Oberflächlich, aber spannend
Stattdessen setzt der 1293. Teil des ARD-Dauerbrenners auf Spannung. Dass die Diskussionen ein bisschen oberflächlich bleiben, liegt auch am Zeitdruck. Wie der Titel vorwegnimmt, steht da nicht nur ein Leben auf dem Spiel, da werden noch weitere Morde begangen. Für Nervenkitzel sorgt bei Tatort: Vier Leben nicht nur, dass da jemand tötet, sondern auch die Unverfrorenheit, wenn es die Opfer in aller Öffentlichkeit erwischt. Dadurch wird klar: Der Täter kann überall zuschlagen, man ist nirgends vor ihm sicher. Für einen Thriller ist das keine schlechte Voraussetzung. Insofern ist der Film auch für ein Publikum einen Blick wert, das sich für den politischen Faktor gar nicht interessiert, sondern einfach „nur“ unterhalten werden möchte.

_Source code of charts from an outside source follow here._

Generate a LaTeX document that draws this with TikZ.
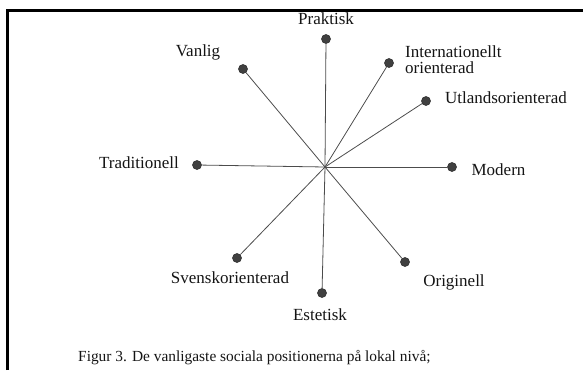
\documentclass[tikz,border=0pt]{standalone}
\usepackage{fontspec}
\setmainfont{Liberation Serif}
\begin{document}
\begin{tikzpicture}[x=1pt,y=-1pt,
  pdot/.style={circle,fill=black!75,draw=black!80,line width=0.6pt,minimum size=9pt,inner sep=0pt},
  spoke/.style={draw=black!70,line width=0.8pt},
  lbl/.style={inner sep=0pt,text=black!92,font=\fontsize{17}{15}\selectfont},
  captiontext/.style={inner sep=0pt,text=black!92,font=\fontsize{15.4}{17}\selectfont},
  framestyle/.style={draw=black,line width=3pt}]
\useasboundingbox (0,0) rectangle (583,370);
% frame
\coordinate (fl) at (7.5,370);
\coordinate (ftl) at (7.5,10.8);
\coordinate (ftr) at (583,10.8);
\draw[framestyle] (fl) -- (ftl) -- (ftr);
% centre
\coordinate (c) at (325,167);
% dots
\node[pdot] (p) at (326,39) {};
\node[pdot] (v) at (243,69) {};
\node[pdot] (i) at (389,63) {};
\node[pdot] (u) at (426,101) {};
\node[pdot] (t) at (197,165) {};
\node[pdot] (m) at (452,167) {};
\node[pdot] (s) at (237,258) {};
\node[pdot] (e) at (322,293) {};
\node[pdot] (o) at (405,262) {};
% spokes
\foreach \n in {p,v,i,u,t,m,s,e,o}
  \draw[spoke] (c) -- (\n);
% labels
\node[lbl] (lp) at (326,19) {Praktisk};
\node[lbl] (lv) at (198,52) {Vanlig};
\node[lbl,anchor=west] (li1) at (405,52) {Internationellt};
\node[lbl,anchor=west] (li2) at (405,67.5) {orienterad};
\node[lbl] (lu) at (506,98) {Utlandsorienterad};
\node[lbl] (lt) at (139,163) {Traditionell};
\node[lbl] (lm) at (498.5,170) {Modern};
\node[lbl] (ls) at (230,278) {Svenskorienterad};
\node[lbl] (le) at (320,315) {Estetisk};
\node[lbl] (lo) at (454,282) {Originell};
\node[captiontext,anchor=west] (capt) at (78,358) {Figur 3. De vanligaste sociala positionerna på lokal nivå;};
\end{tikzpicture}
\end{document}
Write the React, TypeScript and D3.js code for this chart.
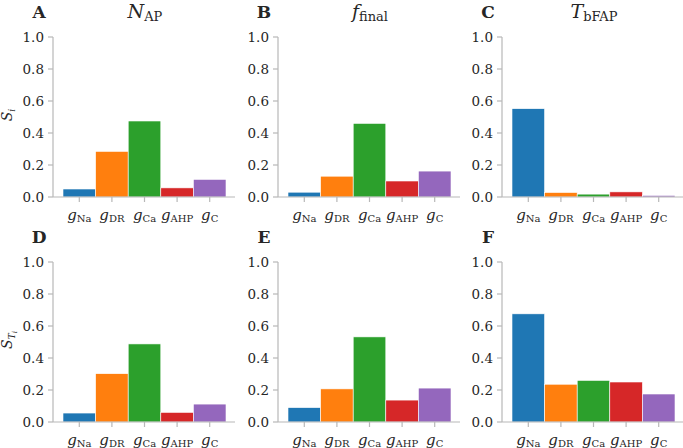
import React from "react";
import * as d3 from "d3";

const categories = ["Na", "DR", "Ca", "AHP", "C"];
const colors = ["#1f77b4", "#ff7f0e", "#2ca02c", "#d62728", "#9467bd"];
const yTicks = [0, 0.2, 0.4, 0.6, 0.8, 1.0];

const valuesA = [0.05, 0.285, 0.475, 0.057, 0.11];
const valuesB = [0.03, 0.13, 0.46, 0.1, 0.162];
const valuesC = [0.552, 0.028, 0.018, 0.032, 0.01];
const valuesD = [0.056, 0.302, 0.488, 0.06, 0.112];
const valuesE = [0.09, 0.207, 0.532, 0.137, 0.212];
const valuesF = [0.676, 0.236, 0.26, 0.25, 0.175];

const letters = ["A", "B", "C", "D", "E", "F"];
const titleMain = ["N", "f", "T"];
const titleSub = ["AP", "final", "bFAP"];
const panelValues = [valuesA, valuesB, valuesC, valuesD, valuesE, valuesF];

const W = 683;
const H = 448;
const colSpine = [53, 278, 502];
const rowTop = [37, 262];
const plotH = 160;
const axisLen = 182;
const axisColor = "#b8b8b8";
const textColor = "#262626";
const serif = "'DejaVu Serif', serif";

function Panel({ idx }: { idx: number }) {
  const col = idx % 3;
  const row = Math.floor(idx / 3);
  const x0 = colSpine[col];
  const top = rowTop[row];
  const y = d3.scaleLinear().domain([0, 1]).range([top + plotH, top]);
  const x = d3
    .scaleBand<string>()
    .domain(categories)
    .range([x0 + 10, x0 + 173])
    .padding(0);
  const vals = panelValues[idx];
  const base = y(0);
  return (
    <g>
      {categories.map((c, i) => (
        <rect
          key={c}
          x={x(c)!}
          y={y(vals[i])}
          width={x.bandwidth()}
          height={base - y(vals[i])}
          fill={colors[i]}
          stroke="#ffffff"
          strokeWidth={0.6}
        />
      ))}
      <line x1={x0} x2={x0} y1={y(1)} y2={y(0)} stroke={axisColor} strokeWidth={1.2} />
      {yTicks.map((t) => (
        <g key={t}>
          <line x1={x0 - 5} x2={x0} y1={y(t)} y2={y(t)} stroke={axisColor} strokeWidth={1.2} />
          <text
            x={x0 - 9}
            y={y(t)}
            dy="0.35em"
            textAnchor="end"
            fontSize={13.5}
            fontFamily={serif}
            fill={textColor}
          >
            {t.toFixed(1)}
          </text>
        </g>
      ))}
      <line x1={x0} x2={x0 + axisLen} y1={base} y2={base} stroke={axisColor} strokeWidth={1.2} />
      {categories.map((c) => {
        const cx = x(c)! + x.bandwidth() / 2;
        return (
          <g key={c}>
            <line x1={cx} x2={cx} y1={base} y2={base + 5} stroke={axisColor} strokeWidth={1.2} />
            <text
              x={cx}
              y={base + 23}
              textAnchor="middle"
              fontFamily={serif}
              fill={textColor}
            >
              <tspan fontStyle="italic" fontSize={15}>g</tspan>
              <tspan fontSize={10} dy={2}>{c}</tspan>
            </text>
          </g>
        );
      })}
      <text
        x={x0 - 14}
        y={top - 19}
        textAnchor="middle"
        fontWeight="bold"
        fontSize={17}
        fontFamily={serif}
        fill={textColor}
      >
        {letters[idx]}
      </text>
      {row === 0 && (
        <text
          x={x0 + 92}
          y={top - 19}
          textAnchor="middle"
          fontFamily={serif}
          fill={textColor}
        >
          <tspan fontStyle="italic" fontSize={19}>{titleMain[col]}</tspan>
          <tspan fontSize={13} dy={3}>{titleSub[col]}</tspan>
        </text>
      )}
      {col === 0 && (
        <text
          transform={`translate(${12},${top + 78}) rotate(-90)`}
          textAnchor="middle"
          fontFamily={serif}
          fill={textColor}
        >
          <tspan fontStyle="italic" fontSize={14}>S</tspan>
          {row === 0 ? (
            <tspan fontStyle="italic" fontSize={9} dy={3}>i</tspan>
          ) : (
            <>
              <tspan fontStyle="italic" fontSize={9} dy={3}>T</tspan>
              <tspan fontStyle="italic" fontSize={7} dy={2}>i</tspan>
            </>
          )}
        </text>
      )}
    </g>
  );
}

export default function App() {
  return (
    <svg width={W} height={H} style={{ position: "absolute", left: 0, top: 0, background: "#fff" }}>
      <rect width={W} height={H} fill="#ffffff" />
      {panelValues.map((_, i) => (
        <Panel key={i} idx={i} />
      ))}
    </svg>
  );
}
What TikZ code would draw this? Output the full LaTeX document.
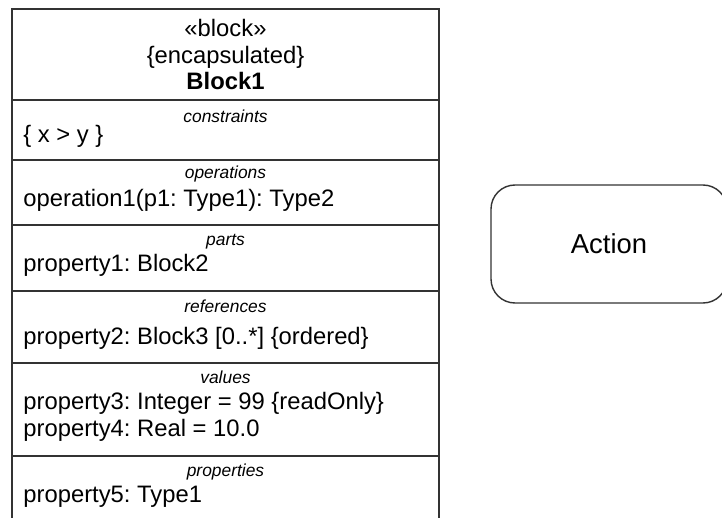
\documentclass[tikz,border=0pt]{standalone}
\usepackage{fontspec}
\setmainfont{Liberation Sans}

\begin{document}
\frenchspacing
\begin{tikzpicture}[x=0.5pt,y=-0.5pt,
every node/.style={inner sep=0pt,anchor=base,font=\fontsize{11.9}{14}\selectfont},
keyword/.style={font=\fontsize{8.7}{10}\selectfont\itshape},
entry/.style={anchor=base west},
frame/.style={draw=black!80,line width=0.7pt}]
\useasboundingbox (0,0) rectangle (722,518);
\clip (0,0) rectangle (722,518);
\draw[frame] (12,9) rectangle (439,540);
\draw[frame,line width=1.4pt] (439,9) -- (439,540);
\foreach \y in {100,160,225,291,363,456}
  \draw[frame] (12,\y) -- (439,\y);
\node (S) at (225.5,37) {«block»};
\node (E) at (225.5,63.5) {\{encapsulated\}};
\node (B) at (225.5,90) {\bfseries Block1};
\node[keyword] (K1) at (225.5,123) {constraints};
\node[entry] (C1) at (23,143) {\{ x > y \}};
\node[keyword] (K2) at (225.5,179) {operations};
\node[entry] (O1) at (23,206.5) {operation1(p1: Type1): Type2};
\node[keyword] (K3) at (225.5,246) {parts};
\node[entry] (P1) at (23,271.5) {property1: Block2};
\node[keyword] (K4) at (225.5,312.5) {references};
\node[entry] (R1) at (23,344) {property2: Block3 [0..*] \{ordered\}};
\node[keyword] (K5) at (225.5,383) {values};
\node[entry] (V1) at (23,409) {property3: Integer = 99 \{readOnly\}};
\node[entry] (V2) at (23,436.5) {property4: Real = 10.0};
\node[keyword] (K6) at (225.5,476) {properties};
\node[entry] (Q1) at (23,502.5) {property5: Type1};
\node[frame,anchor=center,rounded corners=12pt,minimum width=118pt,minimum height=59pt,font=\fontsize{13.7}{16}\selectfont] (action) at (609,244) {Action};
\end{tikzpicture}
\end{document}
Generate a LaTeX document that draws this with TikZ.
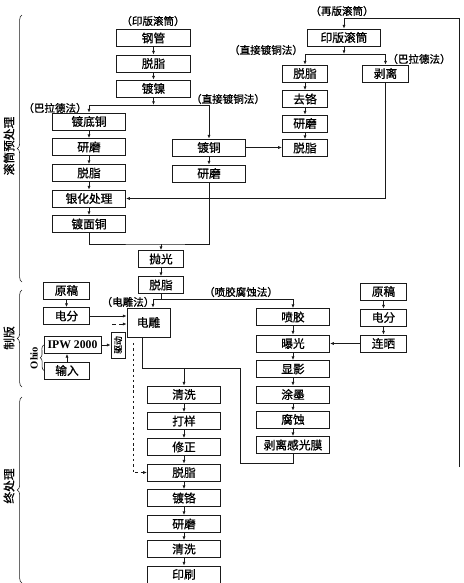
\documentclass[tikz,border=0pt]{standalone}
\usepackage{fontspec}
\setmainfont{Liberation Serif}
\newfontfamily\cjk[FakeBold=1]{Noto Sans CJK SC}
\usepackage{tikz}
\usepackage{xcolor}
\usetikzlibrary{arrows.meta,calc,decorations.pathreplacing}
\definecolor{ink}{HTML}{1A1A1A}

\begin{document}
\begin{tikzpicture}[x=0.03cm,y=-0.03cm,
    box/.style={draw=ink,line width=0.6pt,minimum height=0.51cm,inner sep=0pt,
                font=\fontsize{10}{11}\selectfont\cjk},
    wide/.style={minimum width=2.2cm},
    slim/.style={minimum width=1.36cm},
    lbl/.style={inner sep=0pt,font=\fontsize{9}{10}\selectfont\cjk},
    sec/.style={inner sep=0pt,rotate=90,font=\fontsize{10}{11}\selectfont\cjk},
    ln/.style={draw=ink,line width=0.6pt},
    arr/.style={draw=ink,line width=0.6pt,-{Latex[length=3.2pt,width=2.6pt]}},
    grp/.style={draw=ink,line width=0.5pt,decorate,decoration={brace,amplitude=4pt}}]
  \useasboundingbox (0,0) rectangle (463,583);

  % left side groups
  \draw[grp] (22,282) -- (22,15);
  \draw[grp] (22,387) -- (22,290);
  \draw[grp] (22,583) -- (22,397);
  \node[sec] (sec1) at (9,146) {滚筒预处理};
  \node[sec] (sec2) at (9,338) {制版};
  \node[sec] (sec3) at (9,486) {终处理};

  % new cylinder
  \node[lbl] (lyb) at (153,21) {（印版滚筒）};
  \node[box,wide] (gg)  at (153.5,38)   {钢管};
  \node[box,wide] (tz1) at (153.5,63.5) {脱脂};
  \node[box,wide] (dn)  at (153.5,88.5) {镀镍};

  \node[lbl] (lbl1) at (55,108) {（巴拉德法）};
  \node[lbl] (lzj1) at (228,99) {（直接镀铜法）};

  \node[box,wide] (ddt) at (89,121.5) {镀底铜};
  \node[box,wide] (ym1) at (89,147)   {研磨};
  \node[box,wide] (tz2) at (89,173)   {脱脂};
  \node[box,wide] (yh)  at (89,198.5) {银化处理};
  \node[box,wide] (dmt) at (89,224)   {镀面铜};

  \node[box,wide] (dt)  at (209,147.5) {镀铜};
  \node[box,wide] (ym2) at (209,173.5) {研磨};

  % re-used cylinder
  \node[lbl] (lzb) at (342,11) {（再版滚筒）};
  \node[box,wide] (ybgt) at (344,37.5) {印版滚筒};
  \node[lbl] (lzj2) at (266,50) {（直接镀铜法）};
  \node[lbl] (lbl2) at (419,59) {（巴拉德法）};

  \node[box,slim] (tz3) at (305,73.5) {脱脂};
  \node[box,slim] (qg)  at (305,99)   {去铬};
  \node[box,slim] (ym3) at (305,123.5) {研磨};
  \node[box,slim] (tz4) at (305,148)  {脱脂};
  \node[box,slim] (bl)  at (385.5,73.5) {剥离};

  \node[box,slim] (pg)  at (161,259) {抛光};
  \node[box,slim] (tz5) at (161,285) {脱脂};

  % plate making
  \node[lbl] (ldd) at (128,302) {（电雕法）};
  \node[lbl] (lpj) at (241,292) {（喷胶腐蚀法）};
  \node[box,minimum width=1.29cm,minimum height=0.87cm] (dd) at (148.5,322.5) {电雕};

  \node[box,slim] (yg1) at (66.5,290.5) {原稿};
  \node[box,slim] (df1) at (66.5,316)   {电分};
  \node[box,minimum width=1.71cm,font=\fontsize{10}{11}\selectfont\rmfamily\bfseries] (ipw) at (72.5,345) {IPW 2000};
  \node[box,slim] (sr)  at (67,370.5)   {输入};
  \node[box,minimum width=0.42cm,minimum height=0.78cm] (qd) at (118,345) {};
  \node[inner sep=0pt,rotate=90,font=\fontsize{7.5}{8}\selectfont\cjk] (qdt) at (qd) {驱动};
  \node[inner sep=0pt,rotate=90,font=\fontsize{9}{10}\selectfont\bfseries] (ohio) at (34,358) {Ohio};

  \node[box,wide] (pj)  at (293,317)   {喷胶};
  \node[box,wide] (bg)  at (293,343.5) {曝光};
  \node[box,wide] (xy)  at (293,369)   {显影};
  \node[box,wide] (tm)  at (293,394.5) {涂墨};
  \node[box,wide] (fs)  at (293,419.5) {腐蚀};
  \node[box,wide] (blg) at (293,445)   {剥离感光膜};

  \node[box,slim] (yg2) at (383.5,291.5) {原稿};
  \node[box,slim] (df2) at (383.5,317.5) {电分};
  \node[box,slim] (ls)  at (383.5,343.5) {连晒};

  % finishing
  \node[box,wide] (qx1) at (184,394.5) {清洗};
  \node[box,wide] (dy)  at (184,421)   {打样};
  \node[box,wide] (xz)  at (184,447)   {修正};
  \node[box,wide] (tz6) at (184,472.5) {脱脂};
  \node[box,wide] (dg)  at (184,498)   {镀铬};
  \node[box,wide] (ym4) at (184,524)   {研磨};
  \node[box,wide] (qx2) at (184,549)   {清洗};
  \node[box,wide] (ys)  at (184,574.5) {印刷};

  \coordinate (j1) at (153.5,105);
  \coordinate (j2) at (344,54);
  \coordinate (j4) at (161,244);
  \coordinate (j5) at (153,299);
  \coordinate (j6) at (240,368);
  \coordinate (j7) at (240,463);
  \coordinate (j8) at (184,368);
  \coordinate (rend) at (459,467);
  \coordinate (rtop) at (459,18);
  \coordinate (dtop) at (133,343);
  \coordinate (dsh) at (112,324);

  \foreach \a/\b in {gg/tz1,tz1/dn,ddt/ym1,ym1/tz2,tz2/yh,yh/dmt,dt/ym2,
                     tz3/qg,qg/ym3,ym3/tz4,pg/tz5,yg1/df1,
                     pj/bg,bg/xy,xy/tm,tm/fs,fs/blg,yg2/df2,df2/ls,
                     qx1/dy,dy/xz,xz/tz6,tz6/dg,dg/ym4,ym4/qx2,qx2/ys}
    \draw[arr] (\a) -- (\b);

  \draw[arr] (dn.south) -- (j1);
  \draw[arr] (j1) -| (ddt.north);
  \draw[arr] (j1) -| (dt.north);
  \draw[arr] (ybgt.south) -- (j2);
  \draw[arr] (j2) -| (tz3.north);
  \draw[arr] (j2) -| (bl.north);
  \draw[arr] (rend) -- (rtop) -| (ybgt.north);
  \draw[arr] (dt.east) -- (dt.east -| tz4.west);
  \draw[arr] (bl.south) |- (yh.east);
  \draw[ln] (dmt.south) |- (j4) -| (ym2.south);
  \draw[arr] (j4) -- (pg.north);

  \draw[ln] (tz5.south) -- (tz5.south |- j5);
  \draw[arr] (j5) -- (j5 |- dd.north);
  \draw[arr] (j5) -| (pj.north);
  \draw[arr] (df1.east) -- (df1.east -| dd.west);
  \draw[arr,dashed] (dsh) -- (dsh -| dd.west);
  \draw[arr] (ipw.east) -- (ipw.east -| qd.west);
  \draw[arr] (sr.north) -- (sr.north |- ipw.south);
  \draw[grp,decoration={brace,amplitude=3pt}] (sr.west) -- (ipw.west);
  \draw[arr] (ls.west) -- (bg.east);

  \draw[ln] ($(dd.south)+(-6.5,0)$) |- (j6);
  \draw[ln] (blg.south) |- (j7) -- (j6);
  \draw[arr] (j8) -- (qx1.north);
  \draw[arr,dash pattern=on 2pt off 2.5pt] (dtop) |- (tz6.west);
\end{tikzpicture}
\end{document}
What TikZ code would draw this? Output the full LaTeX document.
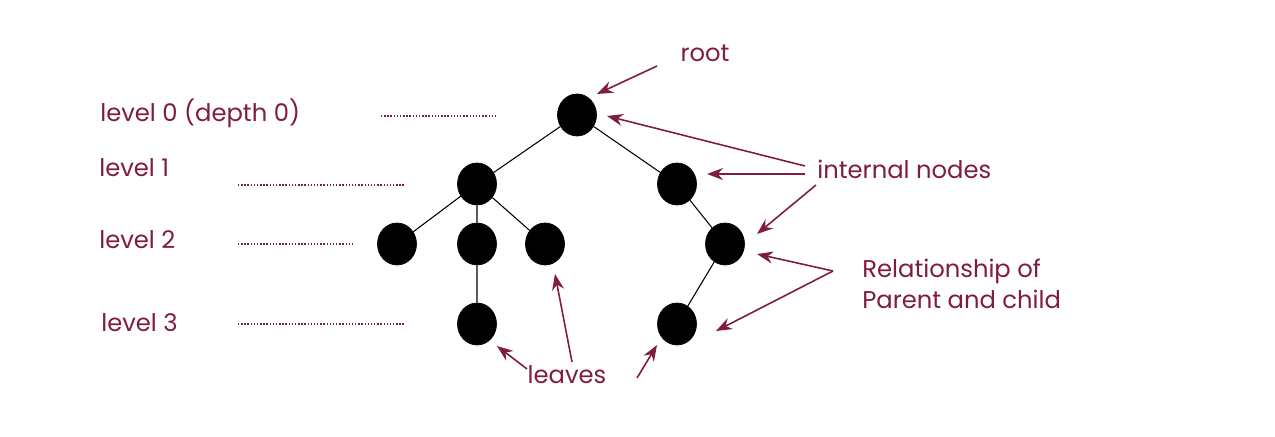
\documentclass[tikz,border=0pt]{standalone}
\usepackage{fontspec}
\setmainfont{Poppins}
\usepackage{tikz}
\usetikzlibrary{arrows.meta,shapes.geometric}
\definecolor{maroon}{RGB}{128,28,60}

\begin{document}
\begin{tikzpicture}[x=0.2mm, y=-0.2mm,
    treenode/.style={ellipse, fill=black, draw=black, minimum width=7.8mm, minimum height=8.4mm, inner sep=0pt},
    lbl/.style={text=maroon, font=\fontsize{13.8}{16}\selectfont, inner sep=0pt},
    pointer/.style={draw=maroon, line width=0.9pt, -{Stealth[length=3.2mm, width=2.4mm]}},
    levelline/.style={draw=maroon, line width=1.5pt, dash pattern=on 0.8pt off 1pt}]
  \useasboundingbox (0,0) rectangle (1275,437);

  % tree
  \node[treenode] (r) at (577,115) {};
  \node[treenode] (a) at (477,184) {};
  \node[treenode] (b) at (677,184) {};
  \node[treenode] (c) at (397,244) {};
  \node[treenode] (d) at (477,244) {};
  \node[treenode] (e) at (545,244) {};
  \node[treenode] (f) at (725,244) {};
  \node[treenode] (g) at (477,324) {};
  \node[treenode] (h) at (677,324) {};
  \draw[line width=0.6pt] (r) -- (a) (r) -- (b) (a) -- (c) (a) -- (d) (a) -- (e)
    (b) -- (f) (d) -- (g) (f) -- (h);

  % levels
  \node[lbl, anchor=west] (l0) at (100,113) {level 0 (depth 0)};
  \node[lbl, anchor=west] (l1) at (99,168) {level 1};
  \node[lbl, anchor=west] (l2) at (99,240) {level 2};
  \node[lbl, anchor=west] (l3) at (101,323) {level 3};
  \coordinate (d0a) at (381,116); \coordinate (d0b) at (497,116);
  \coordinate (d1a) at (238,185); \coordinate (d1b) at (404,185);
  \coordinate (d2a) at (238,244); \coordinate (d2b) at (355,244);
  \coordinate (d3a) at (238,324); \coordinate (d3b) at (404,324);
  \draw[levelline] (d0a) -- (d0b);
  \draw[levelline] (d1a) -- (d1b);
  \draw[levelline] (d2a) -- (d2b);
  \draw[levelline] (d3a) -- (d3b);

  % labels
  \node[lbl] (root) at (705,53) {root};
  \node[lbl, anchor=west] (inner) at (817,169) {internal nodes};
  \node[lbl, anchor=west, align=left] (rel) at (862,284) {Relationship of\\[2pt]Parent and child};
  \node[lbl] (leaves) at (567,375) {leaves};

  % pointers
  \coordinate (rt) at (657,66);
  \coordinate (in1) at (805,166);
  \coordinate (in2) at (805,174);
  \coordinate (in3) at (816,185);
  \coordinate (rl) at (833,271);
  \coordinate (lv1) at (527,369);
  \coordinate (lv2) at (572,362);
  \coordinate (lv3) at (637,378);
  \draw[pointer] (rt) -- (597,94);
  \draw[pointer] (in1) -- (607,116);
  \draw[pointer] (in2) -- (707,174);
  \draw[pointer] (in3) -- (757,234);
  \draw[pointer] (rl) -- (757,254);
  \draw[pointer] (rl) -- (716,331);
  \draw[pointer] (lv1) -- (497,346);
  \draw[pointer] (lv2) -- (555,274);
  \draw[pointer] (lv3) -- (657,345);
\end{tikzpicture}
\end{document}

Dafür nimmt man dann auch in Kauf, dass die Figurenzeichnung nicht besonders ist. So scheint man sich bei dem Polizeiduo darauf beschränken zu wollen, Karow als Hitzkopf und Bonard als ruhigen Gegenpol zu zeigen. Das funktioniert prinzipiell schon, ist über die Länge eines Films hinweg jedoch etwas wenig. Die eine oder andere Szene kann sogar etwas nervig sein. Dennoch ist Tatort: Vier Leben eine der besseren Folgen der letzten Zeit, hält einen zumindest für anderthalb Stunden gut beschäftigt. Ob der Film dabei den eigenen Ansprüchen genügt, darüber lässt sich zwar streiten. Er sticht zumindest im Überangebot deutscher Krimis etwas hervor, was man wirklich nicht von jedem Teil sagen kann.